→ INSTRUCTION: Omit the pictures and output every entry below exactly as written.

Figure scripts
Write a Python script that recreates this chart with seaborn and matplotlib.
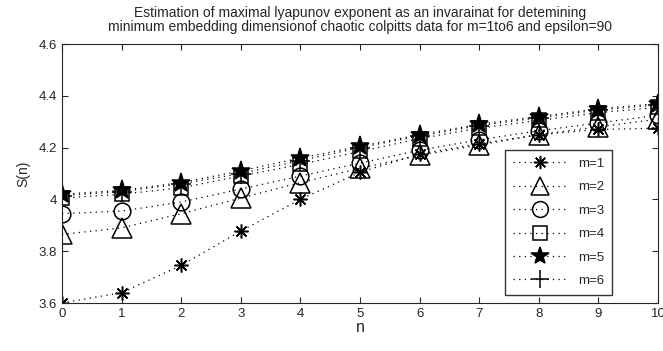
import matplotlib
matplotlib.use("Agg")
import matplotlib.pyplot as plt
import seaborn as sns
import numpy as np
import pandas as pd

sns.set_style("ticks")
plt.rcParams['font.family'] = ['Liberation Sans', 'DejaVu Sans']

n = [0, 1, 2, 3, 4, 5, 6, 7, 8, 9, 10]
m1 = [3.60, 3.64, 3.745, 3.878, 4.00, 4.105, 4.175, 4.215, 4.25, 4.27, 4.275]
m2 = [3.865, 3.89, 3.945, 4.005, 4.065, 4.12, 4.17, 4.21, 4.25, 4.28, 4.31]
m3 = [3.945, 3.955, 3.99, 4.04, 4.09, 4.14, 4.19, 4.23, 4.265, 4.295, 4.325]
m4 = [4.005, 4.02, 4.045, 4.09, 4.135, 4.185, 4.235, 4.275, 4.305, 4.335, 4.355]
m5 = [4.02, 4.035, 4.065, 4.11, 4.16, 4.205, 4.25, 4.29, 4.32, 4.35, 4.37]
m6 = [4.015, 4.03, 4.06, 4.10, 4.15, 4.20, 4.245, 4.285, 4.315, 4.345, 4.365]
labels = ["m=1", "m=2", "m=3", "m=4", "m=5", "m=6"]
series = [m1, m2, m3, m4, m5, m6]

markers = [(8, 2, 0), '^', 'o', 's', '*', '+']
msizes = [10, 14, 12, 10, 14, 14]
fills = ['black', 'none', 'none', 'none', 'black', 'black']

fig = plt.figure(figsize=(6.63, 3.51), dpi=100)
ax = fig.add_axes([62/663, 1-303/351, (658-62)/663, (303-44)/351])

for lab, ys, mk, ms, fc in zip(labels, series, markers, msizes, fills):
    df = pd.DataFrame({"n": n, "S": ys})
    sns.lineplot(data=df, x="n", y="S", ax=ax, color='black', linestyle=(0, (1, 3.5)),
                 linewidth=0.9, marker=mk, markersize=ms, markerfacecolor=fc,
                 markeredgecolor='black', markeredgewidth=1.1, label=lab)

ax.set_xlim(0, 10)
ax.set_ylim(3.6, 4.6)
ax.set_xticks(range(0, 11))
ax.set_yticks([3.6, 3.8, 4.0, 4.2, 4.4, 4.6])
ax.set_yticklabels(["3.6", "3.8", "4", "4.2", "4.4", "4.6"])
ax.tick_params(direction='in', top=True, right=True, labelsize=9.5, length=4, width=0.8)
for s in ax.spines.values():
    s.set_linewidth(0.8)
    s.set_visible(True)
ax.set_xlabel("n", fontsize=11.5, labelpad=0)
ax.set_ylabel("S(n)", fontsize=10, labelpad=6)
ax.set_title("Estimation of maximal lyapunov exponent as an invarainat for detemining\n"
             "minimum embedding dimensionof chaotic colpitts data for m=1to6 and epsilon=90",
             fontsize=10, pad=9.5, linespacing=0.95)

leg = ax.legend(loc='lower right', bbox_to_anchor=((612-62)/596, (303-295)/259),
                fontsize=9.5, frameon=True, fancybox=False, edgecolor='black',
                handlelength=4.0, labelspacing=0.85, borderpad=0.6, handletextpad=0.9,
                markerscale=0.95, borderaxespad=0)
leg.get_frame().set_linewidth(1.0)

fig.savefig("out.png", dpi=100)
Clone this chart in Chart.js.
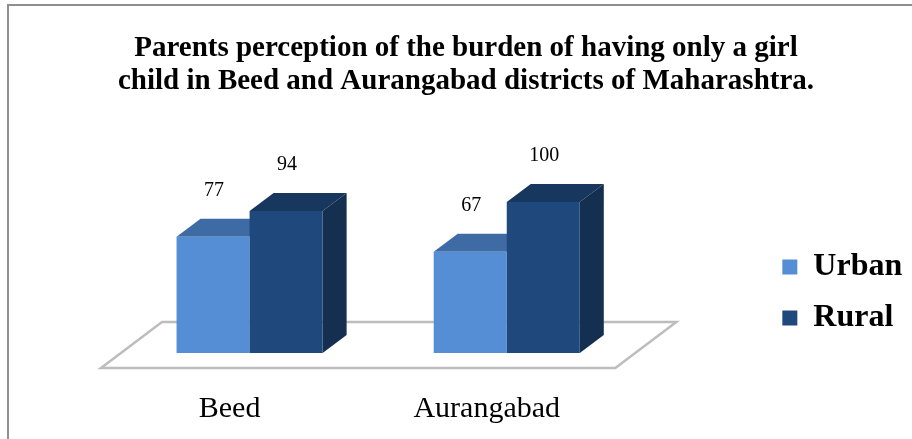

→ TASK OUTPUT:
Write a Python script that recreates this chart with seaborn and matplotlib.
import matplotlib
matplotlib.use("Agg")
import matplotlib.pyplot as plt
import seaborn as sns
import numpy as np
import pandas as pd

sns.set_style("ticks")
plt.rcParams['font.family'] = ['Liberation Sans', 'DejaVu Sans']

n = [0, 1, 2, 3, 4, 5, 6, 7, 8, 9, 10]
m1 = [3.60, 3.64, 3.745, 3.878, 4.00, 4.105, 4.175, 4.215, 4.25, 4.27, 4.275]
m2 = [3.865, 3.89, 3.945, 4.005, 4.065, 4.12, 4.17, 4.21, 4.25, 4.28, 4.31]
m3 = [3.945, 3.955, 3.99, 4.04, 4.09, 4.14, 4.19, 4.23, 4.265, 4.295, 4.325]
m4 = [4.005, 4.02, 4.045, 4.09, 4.135, 4.185, 4.235, 4.275, 4.305, 4.335, 4.355]
m5 = [4.02, 4.035, 4.065, 4.11, 4.16, 4.205, 4.25, 4.29, 4.32, 4.35, 4.37]
m6 = [4.015, 4.03, 4.06, 4.10, 4.15, 4.20, 4.245, 4.285, 4.315, 4.345, 4.365]
labels = ["m=1", "m=2", "m=3", "m=4", "m=5", "m=6"]
series = [m1, m2, m3, m4, m5, m6]

markers = [(8, 2, 0), '^', 'o', 's', '*', '+']
msizes = [10, 14, 12, 10, 14, 14]
fills = ['black', 'none', 'none', 'none', 'black', 'black']

fig = plt.figure(figsize=(6.63, 3.51), dpi=100)
ax = fig.add_axes([62/663, 1-303/351, (658-62)/663, (303-44)/351])

for lab, ys, mk, ms, fc in zip(labels, series, markers, msizes, fills):
    df = pd.DataFrame({"n": n, "S": ys})
    sns.lineplot(data=df, x="n", y="S", ax=ax, color='black', linestyle=(0, (1, 3.5)),
                 linewidth=0.9, marker=mk, markersize=ms, markerfacecolor=fc,
                 markeredgecolor='black', markeredgewidth=1.1, label=lab)

ax.set_xlim(0, 10)
ax.set_ylim(3.6, 4.6)
ax.set_xticks(range(0, 11))
ax.set_yticks([3.6, 3.8, 4.0, 4.2, 4.4, 4.6])
ax.set_yticklabels(["3.6", "3.8", "4", "4.2", "4.4", "4.6"])
ax.tick_params(direction='in', top=True, right=True, labelsize=9.5, length=4, width=0.8)
for s in ax.spines.values():
    s.set_linewidth(0.8)
    s.set_visible(True)
ax.set_xlabel("n", fontsize=11.5, labelpad=0)
ax.set_ylabel("S(n)", fontsize=10, labelpad=6)
ax.set_title("Estimation of maximal lyapunov exponent as an invarainat for detemining\n"
             "minimum embedding dimensionof chaotic colpitts data for m=1to6 and epsilon=90",
             fontsize=10, pad=9.5, linespacing=0.95)

leg = ax.legend(loc='lower right', bbox_to_anchor=((612-62)/596, (303-295)/259),
                fontsize=9.5, frameon=True, fancybox=False, edgecolor='black',
                handlelength=4.0, labelspacing=0.85, borderpad=0.6, handletextpad=0.9,
                markerscale=0.95, borderaxespad=0)
leg.get_frame().set_linewidth(1.0)

fig.savefig("out.png", dpi=100)
Clone this chart in Chart.js.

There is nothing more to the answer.